DARPA adds PARC and GMU to its ConSec program
NewsFebruary 13, 2019
PALO ALTO, Calif. Defense Advanced Research Project Agency (DARPA) officials selected the Palo Alto Research Center, Inc. (PARC, a Xerox company) and George Mason University (GMU) to work under the agency's Configuration Security program (ConSec).
Within ConSec, researchers from PARC and GMU will collaborate on a project named Secure Configurations for the Internet of Things (IoT) based on Optimization and Reasoning on Graphs (SCIBORG). The goal of SCIBORG is to devise fundamentally new approaches to determine security configurations that protect critical infrastructure and IoT-based systems.
“SCIBORG will measure its success in terms of the reduction of the impact of potential attacks. To reason about the security of an IoT configuration, it is important to evaluate the attack paths that are available to the adversary,” says Hamed Soroush, Senior Researcher at PARC and the Principal Investigator. “Configuration settings that reduce the impact of these attack paths would, by this line of reasoning, be more secure.”
The ConSec program aims to develop new approaches to generate and deploy secure configurations of components that make up large cyber-physical and cyber-military systems. Particularly desired are configurations that will minimize the vulnerability to attacks while maintaining the expected functionality and performance. This is an intractable problem because the space of possible configuration settings is extremely large and because it is not clear how to reason about security and functionality in a system-of-systems scenario.
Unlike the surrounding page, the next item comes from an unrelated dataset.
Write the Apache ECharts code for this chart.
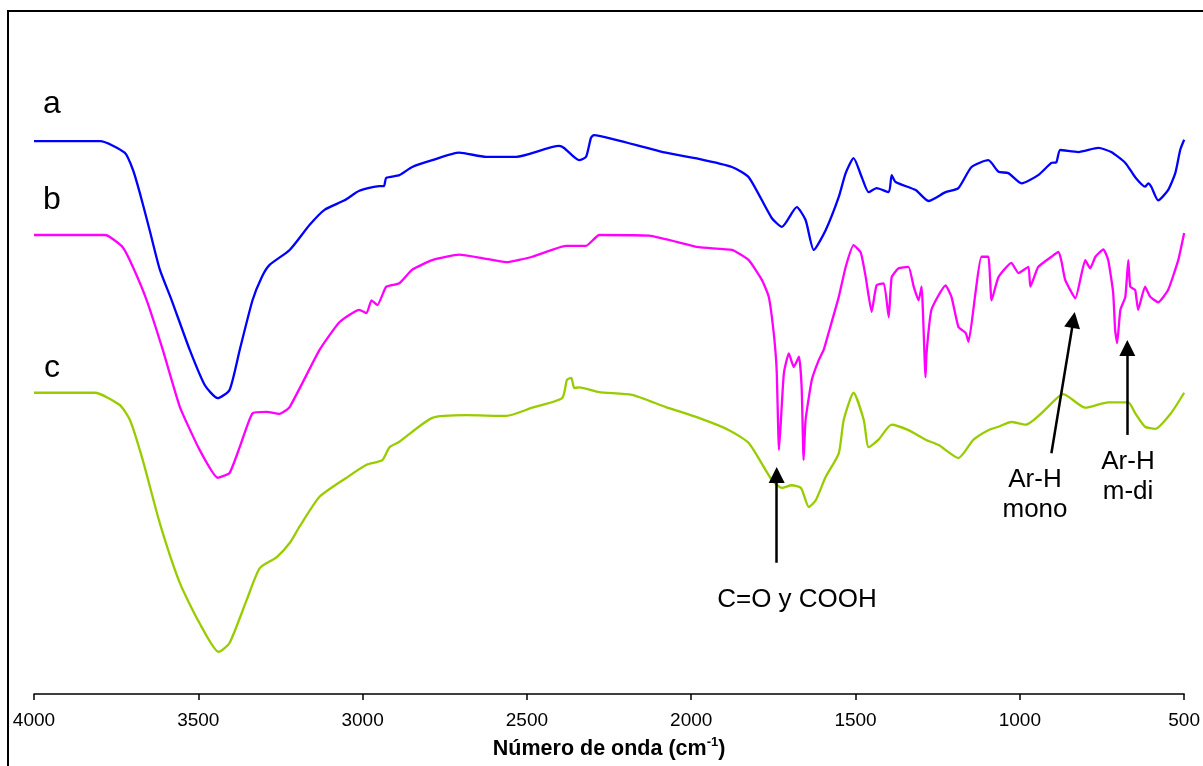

“SCIBORG’s focus on attack paths has an interesting side benefit; it provides one way to generate evidence explaining why a chosen configuration is more secure,” says Shantanu Rane, who manages the Cyber-Physical Systems Security research area at PARC and will be the co-PI on this project.
To achieve SCIBORG’s goals, PARC and GMU researchers will ingest per-component configurations and construct graph-based models to capture within-component and between-component dependencies among configuration elements. They will seek efficient and automated approaches to minimize the impact of possible attack paths, while maintaining functionality and performance.
“SCIBORG’s approach explicitly encodes constraints on the configuration parameters using graph-based models, allowing us to significantly reduce the actual number of configurations that need to be tested for security and functionality,” says Ersin Uzun, director of PARC’s System Sciences Laboratory.
Massimiliano Albanese, associate professor in the GMU Department of Information Sciences and Technology, will serve as a faculty collaborator on SCIBORG. Prof. Albanese has played a leading role in developing the approaches that facilitate joint reasoning about security and functionality in system-of-systems scenarios.